Over the decades of working in prisons, I am continually struck with how differently incarcerated people are perceived by the outside world from how I have come to see them. The quality of my experience teaching art to people in prisons differs from my teaching experiences at universities. Those who have lost their freedom understand the need and power of art. They are hungry for it.
To teach in the art room at San Quentin Prison is to experience a group collectively striving for transcendence. We begin at 8 in the morning. Sometimes we are printmaking, sometimes we are bookbinding. Many share their portfolio of drawings or paintings with me. We work until they are called for count at 4:00pm. No one takes a break. No one wants to. Art matters here.
The answer to my question is elegantly stated in a quote from Toni Morrison: “The function of freedom is to free someone else.” What does this say about our criminal justice system and our democracy? The incarcerated have met hardships often spanning many generations of their family with courage, generosity and strength. They are like a species living on the edge of sustainability. Life’s stresses cause them to search, adapt, change. I have never before encountered a group that brings so much imagination to lack - a rare and vital skill.
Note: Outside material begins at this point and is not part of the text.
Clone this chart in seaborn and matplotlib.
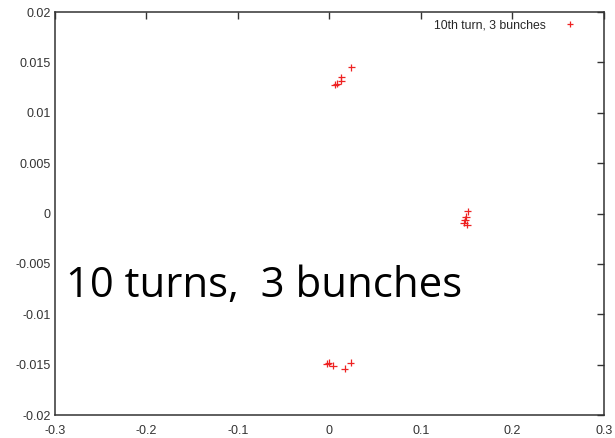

Dr. Jason Clay of the World Wildlife Fund notes that: “We will not solve our environmental problems unless we solve our social and economic ones.” With that in mind, what if we made prison reform part of reparations and the Green New Deal? I say this not only because it is right to free many of the incarcerated, but also because we need them. Their hard won skills may be what we need in the new challenges we face.
The power of art is in making us see anew. See with me. Change with me. We have work to do.